De façon régulière, je suis amené devant différents publics à présenter l’évolution de la dette publique et ses conséquences sur la vie économique. Voici, en 3 billets, quelques unes des remarques (en italique) qui me sont les plus fréquemment objectées. Et bien sur, voilà les réponses qui sont données.

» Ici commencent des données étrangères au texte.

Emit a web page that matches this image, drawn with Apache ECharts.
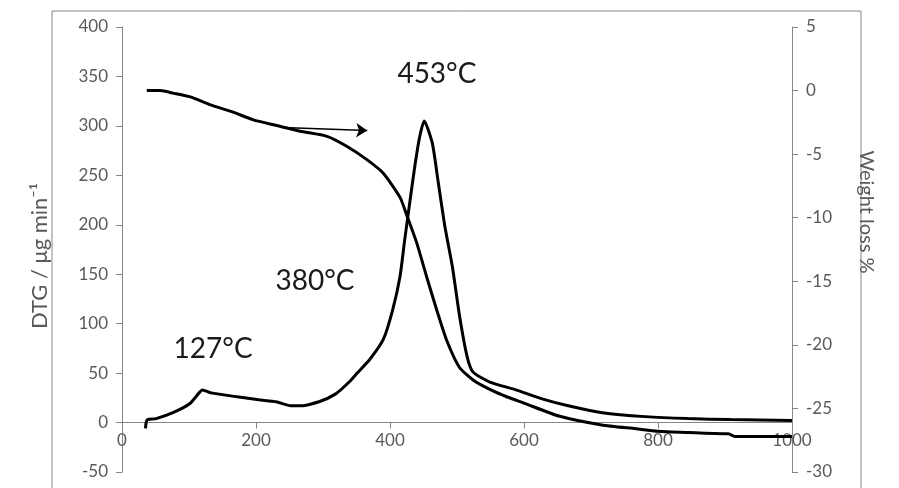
<!DOCTYPE html>
<html>
<head>
<meta charset="utf-8">
<script src="https://cdn.jsdelivr.net/npm/echarts@6/dist/echarts.min.js"></script>
<style>
html,body{margin:0;padding:0;background:#fff;}
#chart{width:899px;height:488px;}
</style>
</head>
<body>
<div id="chart"></div>
<script>
// Temperature (°C) and DTG (µg/min)
const dtgTemp = [35, 36, 38, 51, 76, 101, 115, 120, 125, 133, 172, 204, 230, 252, 268, 294, 319, 339, 351, 370, 390, 404, 415, 422, 430, 437, 444, 451, 463, 472, 482, 493, 504, 515, 524, 549, 588, 627, 666, 717, 781, 845, 909, 1000];
const dtgVal  = [-6, 0, 3, 4, 10, 19, 30, 33, 32, 30, 26, 23, 21, 17, 17, 21, 29, 41, 50, 64, 84, 114, 148, 185, 225, 259, 288, 305, 283, 243, 198, 158, 107, 67, 51, 41, 33, 24, 17, 10, 6, 4, 3, 2];
// Temperature (°C) and weight loss (%)
const wtTemp = [37, 57, 76, 102, 131, 166, 196, 231, 266, 306, 336, 366, 390, 415, 425, 440, 455, 470, 485, 504, 525, 549, 575, 601, 652, 716, 767, 800, 845, 905, 915, 1000];
const wtVal  = [0, 0, -0.2, -0.5, -1.1, -1.7, -2.3, -2.75, -3.2, -3.6, -4.4, -5.45, -6.5, -8.4, -9.8, -12.0, -14.7, -17.3, -19.7, -21.8, -22.8, -23.5, -24.1, -24.6, -25.6, -26.3, -26.6, -26.8, -26.9, -27.0, -27.2, -27.2];
// Axis ranges [min, max, interval]
const xRange = [0, 1000, 200];
const dtgRange = [-50, 400, 50];
const wtRange = [-30, 5, 5];
// Annotations: [temperature, DTG-position, text]
const annotations = [[470, 352, '453°C'], [288, 143, '380°C'], [136, 74, '127°C']];
const arrowFrom = [240, -2.9], arrowTo = [366, -3.15];

const axisGray = '#868686', labelGray = '#595959';
const FONT = 'Lato';
const W = 899, H = 488;
const gridBox = {left: 122, right: 107, top: 27, bottom: 16};
const plotH = H - gridBox.top - gridBox.bottom;
// x axis sits at DTG = 0
const xAxisOffset = -plotH * (0 - dtgRange[0]) / (dtgRange[1] - dtgRange[0]);

const chart = echarts.init(document.getElementById('chart'));
chart.setOption({
  animation: false,
  textStyle: {fontFamily: FONT},
  grid: Object.assign({outerBoundsMode: 'none', containLabel: false}, gridBox),
  graphic: [{
    type: 'rect', shape: {x: 52, y: 11, width: 809, height: 490},
    style: {fill: 'none', stroke: axisGray, lineWidth: 1}, silent: true, z: -1
  }, {
    type: 'text', x: 866, y: 212, rotation: -Math.PI / 2,
    style: {text: 'Weight loss %', font: '20px ' + FONT, fill: labelGray, textAlign: 'center', textVerticalAlign: 'middle'}
  }, {
    type: 'text', x: 40, y: 256, rotation: Math.PI / 2,
    style: {text: 'DTG / μg min⁻¹', font: '22px ' + FONT, fill: labelGray, textAlign: 'center', textVerticalAlign: 'middle'}
  }],
  xAxis: {
    type: 'value', min: xRange[0], max: xRange[1], interval: xRange[2],
    offset: xAxisOffset,
    axisLine: {onZero: false, lineStyle: {color: axisGray}},
    axisTick: {show: true, length: 6, lineStyle: {color: axisGray}},
    axisLabel: {color: labelGray, fontSize: 17, margin: 9, fontFamily: FONT, formatter: v => String(v)},
    splitLine: {show: false}
  },
  yAxis: [{
    type: 'value', min: dtgRange[0], max: dtgRange[1], interval: dtgRange[2],
    axisLine: {show: true, onZero: false, lineStyle: {color: axisGray}},
    axisTick: {show: true, length: 6, lineStyle: {color: axisGray}},
    axisLabel: {color: labelGray, fontSize: 17, margin: 14, fontFamily: FONT},
    splitLine: {show: false}
  }, {
    type: 'value', min: wtRange[0], max: wtRange[1], interval: wtRange[2], position: 'right',
    axisLine: {show: true, onZero: false, lineStyle: {color: axisGray}},
    axisTick: {show: true, length: 6, lineStyle: {color: axisGray}},
    axisLabel: {color: labelGray, fontSize: 17, margin: 14, fontFamily: FONT},
    splitLine: {show: false}
  }],
  series: [{
    name: 'DTG', type: 'line', yAxisIndex: 0,
    data: dtgTemp.map((t, i) => [t, dtgVal[i]]),
    showSymbol: false, smooth: 0.2,
    lineStyle: {color: '#000', width: 3},
    markPoint: {
      symbol: 'circle', symbolSize: 0,
      label: {show: true, position: 'inside', color: '#1a1a1a', fontSize: 28, fontFamily: FONT, formatter: p => p.data.value},
      data: annotations.map(a => ({coord: [a[0], a[1]], value: a[2]}))
    }
  }, {
    name: 'Weight loss', type: 'line', yAxisIndex: 1,
    data: wtTemp.map((t, i) => [t, wtVal[i]]),
    showSymbol: false, smooth: 0.2,
    lineStyle: {color: '#000', width: 3},
    markLine: {
      silent: true, symbol: ['none', 'arrow'], symbolSize: 11,
      lineStyle: {color: '#000', width: 1.5, type: 'solid'},
      label: {show: false},
      data: [[{coord: arrowFrom}, {coord: arrowTo}]]
    }
  }]
});
</script>
</body>
</html>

Un Etat n’a pas le souci de rembourser, sa dette n’est donc pas une créance sur les générations futures :
Sans doute, l’Etat dispose d’un horizon temporel beaucoup plus vaste qu’un particulier ou même qu’une entreprise ; il sera très vraisemblablement encore là dans 50 ou 100 ans, ce qui n’est pas le cas des simples individus que nous sommes. Est ce pour autant qu’il n’a pas le souci de rembourser ? D’aucun font observer que l’Etat fait « rouler » ses dettes (le « roll over » cher au monde de la finance). Dès qu’une échéance tombe, il emprunte à nouveau. Un tel mode de fonctionnement n’a rien de bien inquiétant, bien au contraire. En offrant une « épargne sans risque », il présente des garanties de placement aux agents économiques les plus fragiles, tout en gérant ses besoins ponctuels de trésorerie. Dans ce cas, la dette de l’Etat n’a rien de dramatique.
De même, lorsque l’Etat emprunte pour financer un investissement, ce dernier génère les revenus supplémentaires qui permettent le remboursement. Il n’y a pas non plus dans ce cas de créance tirée sur les générations à venir.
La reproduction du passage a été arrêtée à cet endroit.